Year of the Rabbit by Tian Veasna is a stunning graphic novel detailing the true story of one family’s struggle to survive under the Khmer Rouge. Veasna himself was born in 1975, three days after the Khmer Rouge came to power. This is his family’s story.
We follow this middle-class family as they are forced to leave Phnom Penh and all their belongings behind. Life in the countryside is one of hard labor, scarce food, and the constant threat and presence of violence. So palpable in the pages is the sense of uncertainty: were their family members alive, would they ever be reunited, what would the future bring, would they ever be safe.
Movement is sharply curtailed by the Khmer Rouge. Children are encouraged to spy and report on “wrongdoing.” Every word could be turned against its speaker. People are sent to their death for being “class traitors.” Small details are devastating. At times it can be difficult to keep reading, the fear and dread so palpable it jumps off the page and you can feel your heart clench in anguish over what might happen next.

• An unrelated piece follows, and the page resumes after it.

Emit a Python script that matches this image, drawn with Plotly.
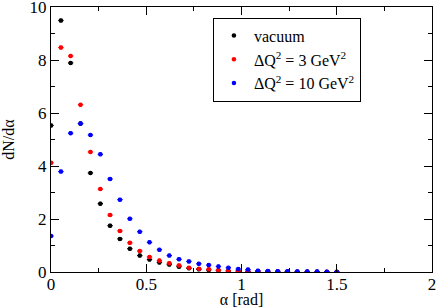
import plotly.graph_objects as go

alpha = [0.0, 0.052, 0.103, 0.155, 0.207, 0.259, 0.31, 0.362, 0.414, 0.466,
         0.517, 0.569, 0.621, 0.672, 0.724, 0.776, 0.828, 0.879, 0.931, 0.983,
         1.034, 1.086, 1.138, 1.19, 1.241, 1.293, 1.345, 1.397, 1.448, 1.5]

vacuum = [5.53, 9.49, 7.89, 5.6, 3.74, 2.58, 1.75, 1.25, 0.88, 0.62,
          0.47, 0.36, 0.28, 0.2, 0.14, 0.1, 0.08, 0.06, 0.04, 0.03,
          0.025, 0.02, 0.015, 0.012, 0.01, 0.008, 0.006, 0.005, 0.004, 0.003]
dq3 = [4.12, 8.47, 8.15, 6.31, 4.53, 3.13, 2.15, 1.55, 1.10, 0.79,
       0.57, 0.43, 0.33, 0.25, 0.16, 0.12, 0.1, 0.07, 0.05, 0.04,
       0.03, 0.025, 0.02, 0.015, 0.012, 0.01, 0.008, 0.006, 0.005, 0.004]
dq10 = [1.36, 3.79, 5.24, 5.60, 5.17, 4.44, 3.51, 2.73, 2.01, 1.52,
        1.12, 0.84, 0.62, 0.48, 0.40, 0.31, 0.26, 0.21, 0.16, 0.11,
        0.09, 0.05, 0.04, 0.03, 0.025, 0.02, 0.017, 0.015, 0.012, 0.01]

names = ["vacuum", "ΔQ<sup>2</sup> = 3 GeV<sup>2</sup>", "ΔQ<sup>2</sup> = 10 GeV<sup>2</sup>"]
colors = ["black", "red", "blue"]

fig = go.Figure()
for ys, name, col in zip([vacuum, dq3, dq10], names, colors):
    fig.add_trace(go.Scatter(
        x=alpha, y=ys, mode="markers", name=name,
        marker=dict(color=col, size=4.5),
        error_x=dict(type="constant", value=0.014, color=col, thickness=1.2, width=0),
        error_y=dict(type="constant", value=0.05, color=col, thickness=1, width=1.5),
    ))

font = "Liberation Serif, Times New Roman, serif"
axis_common = dict(
    showline=True, linecolor="black", linewidth=1, mirror="allticks",
    ticks="inside", ticklen=8, tickcolor="black", showgrid=False, zeroline=False,
    ticklabeloverflow="allow", automargin=False,
    tickfont=dict(family=font, size=17, color="black"),
)
fig.update_layout(
    width=436, height=308,
    margin=dict(l=51, r=4, t=7, b=36),
    paper_bgcolor="white", plot_bgcolor="white",
    font=dict(family=font, color="black"),
    xaxis=dict(range=[0, 2], tickvals=[0, 0.5, 1, 1.5, 2], ticktext=["0", "0.5", "1", "1.5", "2"],
               minor=dict(dtick=0.25, ticks="inside", ticklen=4, tickcolor="black"),
               ticklabelstandoff=-3,
               title=dict(text="α [rad]", font=dict(family=font, size=16), standoff=0),
               **axis_common),
    yaxis=dict(range=[0, 10], tickvals=[0, 2, 4, 6, 8, 10],
               minor=dict(dtick=1, ticks="inside", ticklen=4, tickcolor="black"),
               title=dict(text="dN/dα", font=dict(family=font, size=16), standoff=10),
               **axis_common),
    showlegend=True,
    legend=dict(x=0.425, y=0.96, xanchor="left", yanchor="top",
                bordercolor="black", borderwidth=1, bgcolor="white",
                font=dict(family=font, size=16, color="black"),
                tracegroupgap=0, itemwidth=30),
)
fig.write_html("out.html", config={"displayModeBar": False},
               post_script="document.body.style.margin='0';document.body.style.overflow='hidden';")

Veasna exposes all that is hard and terrible and tragic about this period, but there is also hope. Small kindnesses prove to be saving graces. Old friends come in contact again and offer honest help. His parents persevere and eventually make the difficult and risky choice to leave Cambodia and become refugees, reuniting with parts of their family during the process, while learning of the deaths of others.
In the epilogue, Veasna recounts his conversations with family members, including those who refuse to discuss it, irreparably and inescapably scarred. It’s a sobering and deeply personal reflection on how the Khmer Rouge’s reign of terror reverberated into his family’s life through to today. And a testament to the author’s guiding conviction: “But who will remember you after you are gone?”